Abadie et al. (2012) analyzed the audiologic findings in 100 USH2 patients, including 88 with USH2A mutations, 10 with GPR98 mutations, and 2 with WHRN mutations. The median age of diagnosis of hearing loss was 5 years (range, 8 months to 31 years), but some patients may have had earlier onset. Usher syndrome was diagnosed at a median age of 34.5 years. Most patients (76%) patients had moderate hearing loss and most (66%) had a gently down-sloping audiogram. The median pure tone average (PTA) was 59.7 dB. There were no significant differences between patients with USH2A and GPR98 mutations, but the GPR98 cases had a higher proportion of severe hearing loss (40%) compared to USH2A cases (16%). Among all groups, cut-off frequencies were noted at 500-1000 Hz. There was some intrafamilial variability. Overall, Abadie et al. (2012) concluded that it is not possible to predict the mutated gene from audiograms in patients with USH2.
Population GeneticsDreyer et al. (2001) presented data indicating that the widespread geographic distribution of the USH2A 2299delG mutation (608400.0001) is the result of an ancestral mutation that spread throughout Europe and into the New World as a result of migration. Various studies had reported a range of frequencies (from 0.16 to 0.44) among patients with Usher syndrome, depending on the geographic origin of the patients. Dreyer et al. (2001) performed haplotype analysis on DNA samples from 116 unrelated patients with Usher syndrome type IIa; the patients were from 14 countries and represented 148 2299delG alleles.
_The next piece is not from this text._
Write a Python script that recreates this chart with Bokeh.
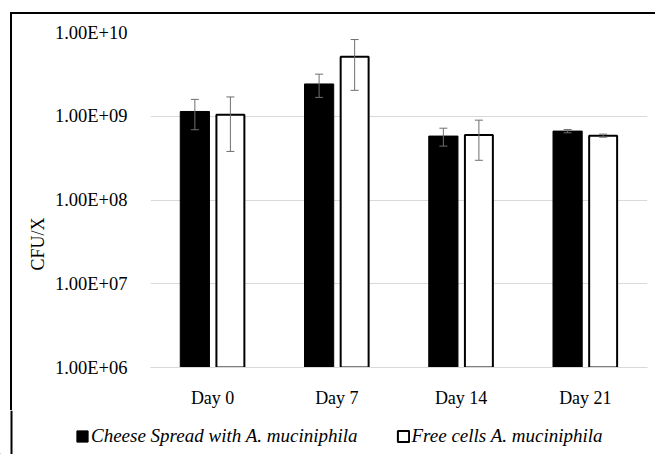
from bokeh.plotting import figure
from bokeh.layouts import column, row
from bokeh.models import (ColumnDataSource, Range1d, FixedTicker, CustomJSTickFormatter,
                          Whisker, TeeHead, Legend, LegendItem, Title, Span)
from bokeh.transform import dodge
from bokeh.embed import file_html
from bokeh.resources import INLINE

days = ["Day 0", "Day 7", "Day 14", "Day 21"]
cheese = [1.14e9, 2.43e9, 5.8e8, 6.65e8]
cheese_err = [0.45e9, 0.75e9, 0.14e9, 0.03e9]
free = [1.04e9, 5.14e9, 5.98e8, 5.87e8]
free_err = [0.66e9, 3.1e9, 0.30e9, 0.025e9]
y_ticks = [1e6, 1e7, 1e8, 1e9, 1e10]
series_names = ["Cheese Spread with A. muciniphila", "Free cells A. muciniphila"]

src = ColumnDataSource(dict(
    day=days,
    cheese=cheese,
    cheese_lo=[v - e for v, e in zip(cheese, cheese_err)],
    cheese_hi=[v + e for v, e in zip(cheese, cheese_err)],
    free=free,
    free_lo=[v - e for v, e in zip(free, free_err)],
    free_hi=[v + e for v, e in zip(free, free_err)],
))

FONT = "Liberation Serif"
BLACK_STYLE = dict(fill_color="black", line_color="black", line_width=1)
WHITE_STYLE = dict(fill_color="white", line_color="black", line_width=2)

p = figure(width=655, height=410, x_range=days, y_axis_type="log",
           y_range=Range1d(1e6, 1e10), output_backend="svg", toolbar_location=None,
           min_border_left=150, min_border_right=8, min_border_top=32, min_border_bottom=37)
p.outline_line_color = None
p.background_fill_color = "white"
p.border_fill_color = None
p.styles = {
    "background-color": "white",
    "background-image": "linear-gradient(black, black), linear-gradient(black, black)",
    "background-size": "2px 100%, 100% 2px",
    "background-position": "10px 12px, 10px 12px",
    "background-repeat": "no-repeat",
}

off = 0.143
r1 = p.vbar(x=dodge("day", -off, range=p.x_range), top="cheese", bottom=1e6, width=0.235,
            source=src, **BLACK_STYLE)
r2 = p.vbar(x=dodge("day", off, range=p.x_range), top="free", bottom=1e6, width=0.225,
            source=src, **WHITE_STYLE)

ecol = "#6f6f6f"
for key, o in (("cheese", -off), ("free", off)):
    w = Whisker(base=dodge("day", o, range=p.x_range), upper=key + "_hi", lower=key + "_lo",
                source=src, line_color=ecol, line_width=1, level="overlay",
                upper_head=TeeHead(size=8, line_color=ecol, line_width=1),
                lower_head=TeeHead(size=8, line_color=ecol, line_width=1))
    p.add_layout(w)

p.yaxis.ticker = FixedTicker(ticks=y_ticks, minor_ticks=[])
p.yaxis.formatter = CustomJSTickFormatter(code="""
    const e = Math.round(Math.log10(tick));
    const m = tick / Math.pow(10, e);
    const es = (e < 10 ? "0" + e : "" + e);
    return m.toFixed(2) + "E+" + es;
""")
p.yaxis.axis_line_color = None
p.yaxis.major_tick_line_color = None
p.yaxis.minor_tick_line_color = None
p.yaxis.major_label_standoff = 17
p.yaxis.major_label_text_font = FONT
p.yaxis.major_label_text_font_size = "18.5px"
p.yaxis.major_label_text_color = "black"

p.xaxis.axis_line_color = "#d9d9d9"
p.xaxis.major_tick_line_color = None
p.xaxis.minor_tick_line_color = None
p.xaxis.major_label_standoff = 14
p.xaxis.major_label_text_font = FONT
p.xaxis.major_label_text_font_size = "18px"
p.xaxis.major_label_text_color = "black"

p.xgrid.grid_line_color = None
p.ygrid.grid_line_color = "#d9d9d9"
p.ygrid.grid_line_width = 1

p.add_layout(Title(text="CFU/X", align="left", offset=97, vertical_align="middle",
                   text_font=FONT, text_font_size="18px", text_font_style="normal",
                   text_color="black", standoff=5), "left")

# legend strip below the chart
q = figure(width=655, height=44, x_range=Range1d(0, 1), y_range=Range1d(0, 1),
           output_backend="svg", toolbar_location=None,
           x_axis_location=None, y_axis_location=None,
           min_border_left=0, min_border_right=0, min_border_top=0, min_border_bottom=0)
q.outline_line_color = None
q.background_fill_color = "white"
q.border_fill_color = "white"
q.grid.visible = False
q.add_layout(Span(location=11, location_units="screen", dimension="height",
                  line_color="black", line_width=2))
# legend-only renderers, placed far outside the visible area
hidden = ColumnDataSource(dict(x=[-50.0], top=[-40.0], bottom=[-60.0]))
l1 = q.vbar(x="x", top="top", bottom="bottom", width=0.1, source=hidden, **BLACK_STYLE)
l2 = q.vbar(x="x", top="top", bottom="bottom", width=0.1, source=hidden, **WHITE_STYLE)
legend = Legend(items=[LegendItem(label=series_names[0], renderers=[l1]),
                       LegendItem(label=series_names[1], renderers=[l2])],
                orientation="horizontal", location=(75, 7),
                glyph_width=14, glyph_height=14, label_standoff=2, spacing=38,
                padding=0, margin=0, border_line_alpha=0, background_fill_alpha=0,
                label_text_font=FONT, label_text_font_style="italic",
                label_text_font_size="19px", label_text_color="black")
q.add_layout(legend)

layout = column(p, row(q), spacing=0)

open("out.html", "w").write(file_html(layout, INLINE))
On the basis of 6 single-nucleotide polymorphisms (SNPs) within the USH2A gene, 12 core haplotypes were observed in a panel of normal chromosomes. However, in their patient analysis, only 1 core haplotype was associated with the 2299delG mutation.
Ouyang et al. (2004) confirmed that 2299delG is the most common mutation in USH2A, accounting for 77.5% of pathologic alleles. In 5 of the 24 patients, the 2299delG mutation was present in homozygous state; in 3 it was present in compound heterozygous state with other mutations; and in 16 it was present in heterozygous state.
Ebermann et al. (2009) identified a homozygous USH2A mutation (4338delCT; 608400.0003) in 4 of 9 French Canadian families with Usher syndrome type IIa from Quebec and New Brunswick, the former Acadia. Affected individuals from 2 additional families carried the mutation in heterozygosity. Altogether, the 4338delCT mutation accounted for 10 (55.6%) of 18 disease alleles. Haplotype analysis indicated a founder effect. The findings indicated that the Acadian and Quebec populations share common ancestors.
HistoryHmani-Aifa et al. (2009) identified GPR98 mutations in the Usher II syndrome family previously mapped to the USH2B locus on chromosome 3p23-p24.2. They concluded that the USH2B locus does not exist and therefore withdrew the locus designation.